Скептический критик пишет сегодня о манере этих лекций, что она была “могучей машиной убеждения, которое могло парализовать или, уж во всяком случае, притупить критические способности слушателя”. Но голос, звучащий здесь, явно не ставил перед собой задачу описать или объяснить романтизм. Берлин стремится лишь заразить слушателя своей увлеченностью, поделиться с ним богатством собственных переживаний. Про его путешествие в царство романтизма слушатели могли бы сказать так, как современники Данте говорили про путешествие поэта в Ад: “Он был там”.
Найман увлечен своим героем и не скрывает этого. Лишь с середины книги в повествовании всплывает одна нота недоумения, сомнения, порой растерянности. Рассказчик не может понять, каким образом такой умный, сердечно богатый, достойный, талантливый человек мог на всю жизнь остаться атеистом.
“— Я не атеист (пытается уточнить Берлин). Атеист — человек, который знает, что Бог означает, слово означает, и не верит, что есть такой Бог. А я не понимаю, что это слово говорит”.

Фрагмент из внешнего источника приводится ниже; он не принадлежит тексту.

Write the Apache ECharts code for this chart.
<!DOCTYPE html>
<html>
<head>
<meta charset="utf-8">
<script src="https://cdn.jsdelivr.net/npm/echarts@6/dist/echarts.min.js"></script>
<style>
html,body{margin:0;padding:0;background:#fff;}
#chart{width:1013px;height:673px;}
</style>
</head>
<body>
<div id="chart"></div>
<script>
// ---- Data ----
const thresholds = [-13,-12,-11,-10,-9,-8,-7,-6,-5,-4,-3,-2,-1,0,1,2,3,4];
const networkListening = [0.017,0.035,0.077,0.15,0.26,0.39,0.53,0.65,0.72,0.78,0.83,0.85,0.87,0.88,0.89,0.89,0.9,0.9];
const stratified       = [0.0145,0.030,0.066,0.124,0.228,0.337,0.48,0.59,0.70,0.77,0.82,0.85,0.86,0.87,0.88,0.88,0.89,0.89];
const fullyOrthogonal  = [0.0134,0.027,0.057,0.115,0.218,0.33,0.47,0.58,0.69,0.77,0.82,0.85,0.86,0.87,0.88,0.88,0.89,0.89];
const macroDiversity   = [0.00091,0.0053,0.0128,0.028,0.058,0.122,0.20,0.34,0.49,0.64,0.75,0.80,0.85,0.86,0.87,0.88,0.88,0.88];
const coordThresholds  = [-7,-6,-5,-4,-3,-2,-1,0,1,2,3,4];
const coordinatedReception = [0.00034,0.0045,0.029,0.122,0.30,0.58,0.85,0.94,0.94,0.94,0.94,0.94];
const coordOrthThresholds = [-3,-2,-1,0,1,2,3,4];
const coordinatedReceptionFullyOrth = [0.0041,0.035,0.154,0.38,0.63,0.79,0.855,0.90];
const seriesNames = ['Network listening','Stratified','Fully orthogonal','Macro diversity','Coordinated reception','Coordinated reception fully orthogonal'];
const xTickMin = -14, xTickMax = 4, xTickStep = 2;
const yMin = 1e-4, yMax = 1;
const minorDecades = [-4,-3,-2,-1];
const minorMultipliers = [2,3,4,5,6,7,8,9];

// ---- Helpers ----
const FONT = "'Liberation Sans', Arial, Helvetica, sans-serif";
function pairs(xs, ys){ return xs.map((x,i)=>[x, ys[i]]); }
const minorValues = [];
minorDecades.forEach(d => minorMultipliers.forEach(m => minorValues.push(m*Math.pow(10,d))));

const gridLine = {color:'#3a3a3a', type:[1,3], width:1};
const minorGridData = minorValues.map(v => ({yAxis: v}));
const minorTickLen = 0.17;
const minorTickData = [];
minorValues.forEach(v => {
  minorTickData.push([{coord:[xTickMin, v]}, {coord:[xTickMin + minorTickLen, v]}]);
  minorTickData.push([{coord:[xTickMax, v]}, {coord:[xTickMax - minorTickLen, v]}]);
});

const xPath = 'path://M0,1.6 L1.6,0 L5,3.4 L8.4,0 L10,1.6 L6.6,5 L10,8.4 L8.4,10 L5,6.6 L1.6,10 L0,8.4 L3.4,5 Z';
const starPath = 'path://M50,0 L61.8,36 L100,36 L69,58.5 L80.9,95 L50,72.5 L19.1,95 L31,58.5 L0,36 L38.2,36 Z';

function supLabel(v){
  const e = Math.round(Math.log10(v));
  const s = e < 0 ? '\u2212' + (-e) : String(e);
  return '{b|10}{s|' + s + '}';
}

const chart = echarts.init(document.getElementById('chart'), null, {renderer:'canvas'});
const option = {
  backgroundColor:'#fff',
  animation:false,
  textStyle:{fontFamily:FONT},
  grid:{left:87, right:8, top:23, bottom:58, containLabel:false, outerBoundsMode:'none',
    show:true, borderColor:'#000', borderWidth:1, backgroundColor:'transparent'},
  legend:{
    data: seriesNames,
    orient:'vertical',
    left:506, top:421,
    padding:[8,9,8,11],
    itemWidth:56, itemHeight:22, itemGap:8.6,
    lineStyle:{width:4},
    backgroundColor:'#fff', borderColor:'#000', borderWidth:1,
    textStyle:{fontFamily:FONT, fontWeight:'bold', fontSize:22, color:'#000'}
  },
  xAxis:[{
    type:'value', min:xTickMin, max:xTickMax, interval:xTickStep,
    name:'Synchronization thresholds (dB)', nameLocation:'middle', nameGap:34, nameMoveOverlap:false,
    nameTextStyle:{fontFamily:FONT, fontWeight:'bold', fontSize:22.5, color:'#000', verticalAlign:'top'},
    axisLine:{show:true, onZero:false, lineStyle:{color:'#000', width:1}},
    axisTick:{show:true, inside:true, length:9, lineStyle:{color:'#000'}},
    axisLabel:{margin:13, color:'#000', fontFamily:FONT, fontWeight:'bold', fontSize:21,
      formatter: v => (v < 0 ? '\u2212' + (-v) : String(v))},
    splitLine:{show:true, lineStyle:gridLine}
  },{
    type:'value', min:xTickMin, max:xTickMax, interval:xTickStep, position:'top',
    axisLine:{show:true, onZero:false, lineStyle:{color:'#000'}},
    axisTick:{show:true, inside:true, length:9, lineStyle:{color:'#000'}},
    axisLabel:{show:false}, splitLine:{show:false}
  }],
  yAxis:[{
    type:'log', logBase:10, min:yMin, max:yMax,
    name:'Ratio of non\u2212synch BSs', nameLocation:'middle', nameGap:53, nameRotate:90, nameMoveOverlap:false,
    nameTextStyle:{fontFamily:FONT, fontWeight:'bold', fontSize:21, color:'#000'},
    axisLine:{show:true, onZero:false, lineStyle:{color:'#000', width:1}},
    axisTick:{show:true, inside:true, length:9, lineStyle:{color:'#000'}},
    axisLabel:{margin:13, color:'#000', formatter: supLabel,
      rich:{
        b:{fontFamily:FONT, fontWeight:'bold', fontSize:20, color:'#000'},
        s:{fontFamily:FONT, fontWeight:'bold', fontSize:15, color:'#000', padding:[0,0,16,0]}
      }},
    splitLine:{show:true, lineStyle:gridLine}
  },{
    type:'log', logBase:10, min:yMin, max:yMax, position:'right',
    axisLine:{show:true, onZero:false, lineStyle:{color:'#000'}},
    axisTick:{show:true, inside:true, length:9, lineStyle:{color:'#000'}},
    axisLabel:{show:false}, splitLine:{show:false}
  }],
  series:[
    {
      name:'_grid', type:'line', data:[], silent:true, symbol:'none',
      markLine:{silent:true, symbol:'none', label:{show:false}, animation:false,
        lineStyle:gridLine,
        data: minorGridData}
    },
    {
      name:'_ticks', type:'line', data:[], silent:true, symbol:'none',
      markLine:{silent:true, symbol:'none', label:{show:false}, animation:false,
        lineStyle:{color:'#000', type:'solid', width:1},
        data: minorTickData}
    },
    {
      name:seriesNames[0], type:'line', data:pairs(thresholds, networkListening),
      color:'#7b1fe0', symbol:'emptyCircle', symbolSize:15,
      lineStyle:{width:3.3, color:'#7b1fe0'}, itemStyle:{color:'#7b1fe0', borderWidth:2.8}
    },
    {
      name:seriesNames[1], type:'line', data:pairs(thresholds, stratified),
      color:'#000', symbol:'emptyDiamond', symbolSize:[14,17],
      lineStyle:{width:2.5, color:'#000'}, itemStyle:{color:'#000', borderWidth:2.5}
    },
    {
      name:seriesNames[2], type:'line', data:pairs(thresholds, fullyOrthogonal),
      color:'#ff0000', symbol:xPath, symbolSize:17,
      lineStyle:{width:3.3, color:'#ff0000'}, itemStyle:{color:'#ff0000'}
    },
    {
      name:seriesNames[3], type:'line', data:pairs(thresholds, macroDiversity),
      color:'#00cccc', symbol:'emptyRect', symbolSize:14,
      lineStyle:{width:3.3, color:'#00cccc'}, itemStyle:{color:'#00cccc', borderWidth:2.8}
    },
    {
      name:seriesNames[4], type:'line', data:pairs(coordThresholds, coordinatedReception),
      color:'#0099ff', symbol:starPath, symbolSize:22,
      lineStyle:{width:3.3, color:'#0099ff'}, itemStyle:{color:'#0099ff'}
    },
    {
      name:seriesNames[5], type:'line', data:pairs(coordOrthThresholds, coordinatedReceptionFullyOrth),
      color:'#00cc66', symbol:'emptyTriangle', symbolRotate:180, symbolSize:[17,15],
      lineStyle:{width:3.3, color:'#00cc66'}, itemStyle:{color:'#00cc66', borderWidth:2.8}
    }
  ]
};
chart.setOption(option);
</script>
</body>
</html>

Христианин Найман время от времени пытается осторожно вернуться к этой теме. “Я спросил: а в каком виде люди существуют на том свете — средних лет; юные; старики? Он ответил: а ни в каком... „Того света нет”. Нет никакого там”.

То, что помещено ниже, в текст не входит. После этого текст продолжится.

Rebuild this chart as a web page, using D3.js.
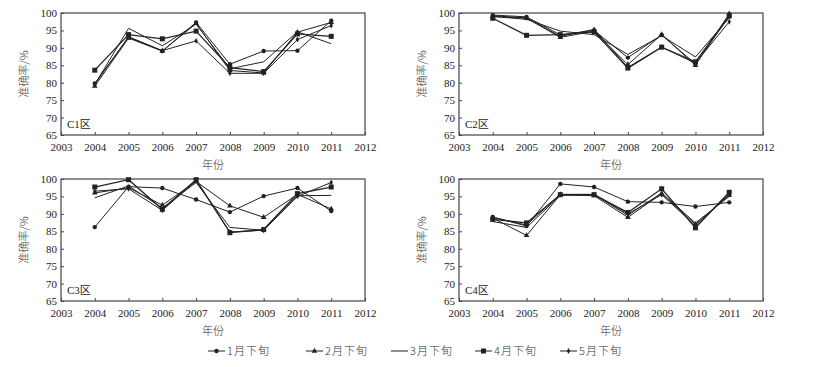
<!DOCTYPE html>
<html>
<head>
<meta charset="utf-8">
<script src="https://cdn.jsdelivr.net/npm/d3@7"></script>
<style>
  body { margin: 0; background: #fff; }
  svg text { font-family: "Liberation Serif", "Noto Sans CJK SC", serif; fill: #222; }
  .cjk { font-family: "Noto Sans CJK SC"; font-weight: 300; fill: #333; }
</style>
</head>
<body>
<div id="chart"></div>
<script>
// years on the x axis
const years = [2004, 2005, 2006, 2007, 2008, 2009, 2010, 2011];
const seriesNames = ["1月下旬", "2月下旬", "3月下旬", "4月下旬", "5月下旬"];
const markerTypes = ["circle", "triangle", "none", "square", "diamond"];
const yTicks = [65, 70, 75, 80, 85, 90, 95, 100];
const xTicks = [2003, 2004, 2005, 2006, 2007, 2008, 2009, 2010, 2011, 2012];

// C1区
const c1Jan = [79.8, 93.0, 89.1, 97.3, 85.3, 89.1, 89.2, 97.8];
const c1Feb = [79.0, 92.8, 89.1, 97.0, 83.5, 82.8, 94.5, 97.3];
const c1Mar = [79.5, 95.6, 90.6, 96.8, 84.0, 86.0, 94.6, 91.2];
const c1Apr = [83.6, 93.8, 92.6, 94.8, 84.3, 83.2, 94.0, 93.3];
const c1May = [79.6, 93.2, 89.2, 92.0, 82.7, 82.7, 92.4, 96.4];

// C2区
const c2Jan = [99.4, 98.9, 93.7, 95.0, 87.2, 93.7, 85.4, 99.0];
const c2Feb = [99.0, 98.5, 93.0, 94.8, 85.2, 93.8, 85.0, 99.8];
const c2Mar = [99.0, 98.2, 94.8, 93.8, 88.1, 93.5, 87.4, 98.6];
const c2Apr = [98.5, 93.6, 93.8, 94.6, 84.2, 90.2, 86.0, 99.2];
const c2May = [99.2, 98.6, 93.3, 95.3, 84.4, 90.2, 85.6, 97.5];

// C3区
const c3Jan = [86.2, 97.8, 97.4, 94.1, 90.5, 95.1, 97.4, 90.8];
const c3Feb = [96.0, 97.5, 92.5, 99.3, 92.3, 89.0, 95.6, 91.4];
const c3Mar = [94.6, 98.0, 91.7, 99.0, 86.1, 85.3, 95.2, 95.3];
const c3Apr = [97.7, 99.8, 91.3, 99.8, 84.6, 85.5, 95.8, 97.7];
const c3May = [96.5, 97.2, 91.0, 99.5, 84.8, 85.3, 95.0, 99.0];

// C4区
const c4Jan = [89.1, 86.5, 98.6, 97.7, 93.5, 93.3, 92.1, 93.3];
const c4Feb = [88.8, 83.8, 95.5, 95.2, 89.0, 95.8, 87.0, 95.3];
const c4Mar = [87.8, 86.1, 95.3, 95.5, 89.6, 96.0, 87.4, 95.0];
const c4Apr = [88.4, 87.4, 95.5, 95.5, 90.4, 97.2, 86.0, 96.2];
const c4May = [89.0, 86.8, 95.6, 95.6, 90.0, 95.5, 86.6, 95.6];

const panels = [
  { name: "C1区", series: [c1Jan, c1Feb, c1Mar, c1Apr, c1May], x: 61, y: 13 },
  { name: "C2区", series: [c2Jan, c2Feb, c2Mar, c2Apr, c2May], x: 459, y: 13 },
  { name: "C3区", series: [c3Jan, c3Feb, c3Mar, c3Apr, c3May], x: 61, y: 179 },
  { name: "C4区", series: [c4Jan, c4Feb, c4Mar, c4Apr, c4May], x: 459, y: 179 }
];

const width = 833, height = 367;
const pw = 304, ph = 122;
const lineColor = "#222";

const svg = d3.select("#chart").append("svg")
  .attr("width", width)
  .attr("height", height);

function drawMarker(g, type, cx, cy) {
  if (type === "circle") {
    g.append("circle").attr("cx", cx).attr("cy", cy).attr("r", 2.2).attr("fill", lineColor);
  } else if (type === "square") {
    g.append("rect").attr("x", cx - 2.5).attr("y", cy - 2.5).attr("width", 5).attr("height", 5).attr("fill", lineColor);
  } else if (type === "triangle") {
    g.append("path").attr("d", d3.symbol(d3.symbolTriangle, 14)()).attr("transform", `translate(${cx},${cy})`).attr("fill", lineColor);
  } else if (type === "diamond") {
    g.append("path").attr("d", d3.symbol(d3.symbolDiamond, 10)()).attr("transform", `translate(${cx},${cy})`).attr("fill", lineColor);
  }
}

panels.forEach(p => {
  const g = svg.append("g").attr("transform", `translate(${p.x},${p.y})`);
  const x = d3.scaleLinear().domain([2003, 2012]).range([0, pw]);
  const y = d3.scaleLinear().domain([65, 100]).range([ph, 0]);

  // y axis
  const yAxis = g.append("g").call(d3.axisLeft(y).tickValues(yTicks).tickSize(-3).tickPadding(4));
  yAxis.select(".domain").remove();
  yAxis.selectAll("line").attr("stroke", "#444");
  yAxis.selectAll("text").attr("font-size", 11).attr("font-family", "Liberation Serif").attr("fill", "#333");

  // x axis
  const xAxis = g.append("g").attr("transform", `translate(0,${ph})`)
    .call(d3.axisBottom(x).tickValues(xTicks).tickFormat(d3.format("d")).tickSize(-3).tickPadding(8));
  xAxis.select(".domain").remove();
  xAxis.selectAll("line").attr("stroke", "#444");
  xAxis.selectAll("text").attr("font-size", 11).attr("font-family", "Liberation Serif").attr("fill", "#333");

  // frame
  g.append("rect").attr("width", pw).attr("height", ph)
    .attr("fill", "none").attr("stroke", "#444").attr("stroke-width", 1.2);

  const line = d3.line().x((d, i) => x(years[i])).y(d => y(d));

  p.series.forEach((vals, si) => {
    g.append("path").datum(vals)
      .attr("d", line)
      .attr("fill", "none")
      .attr("stroke", lineColor)
      .attr("stroke-width", si === 3 ? 1.3 : 1);
    vals.forEach((v, i) => drawMarker(g, markerTypes[si], x(years[i]), y(v)));
  });

  // panel label
  g.append("text").attr("x", 6).attr("y", ph - 7)
    .attr("font-size", 11).attr("fill", "#333").text(p.name);

  // axis titles
  g.append("text").attr("class", "cjk").attr("x", pw / 2).attr("y", ph + 34)
    .attr("text-anchor", "middle").attr("font-size", 11).text("年份");
  g.append("text").attr("class", "cjk")
    .attr("transform", `translate(-33,${ph / 2}) rotate(-90)`)
    .attr("text-anchor", "middle").attr("font-size", 11).text("准确率/%");
});

// legend
const legendX = [200, 298, 383, 467, 552];
const lg = svg.append("g").attr("transform", "translate(0,351)");
seriesNames.forEach((n, i) => {
  const item = lg.append("g").attr("transform", `translate(${legendX[i]},0)`);
  item.append("line").attr("x1", 8).attr("x2", 25).attr("y1", 0).attr("y2", 0)
    .attr("stroke", lineColor).attr("stroke-width", 1);
  drawMarker(item, markerTypes[i], 16.5, 0);
  item.append("text").attr("class", "cjk").attr("x", 27).attr("y", 4)
    .attr("font-size", 11).attr("letter-spacing", 1).text(n);
});
</script>
</body>
</html>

Конечно, в истории культуры мы можем насчитать сотни, если не тысячи талантливых и знаменитых безбожников. Вся эпоха того же романтизма пронизана воинствующим антиклерикализмом. Недоумение и сомнение возникает лишь в тот момент, когда убежденный атеист берется размышлять и писать книги о великих богоискателях. А именно это делает Берлин в своем знаменитом труде о Льве Толстом — “Еж и лис”.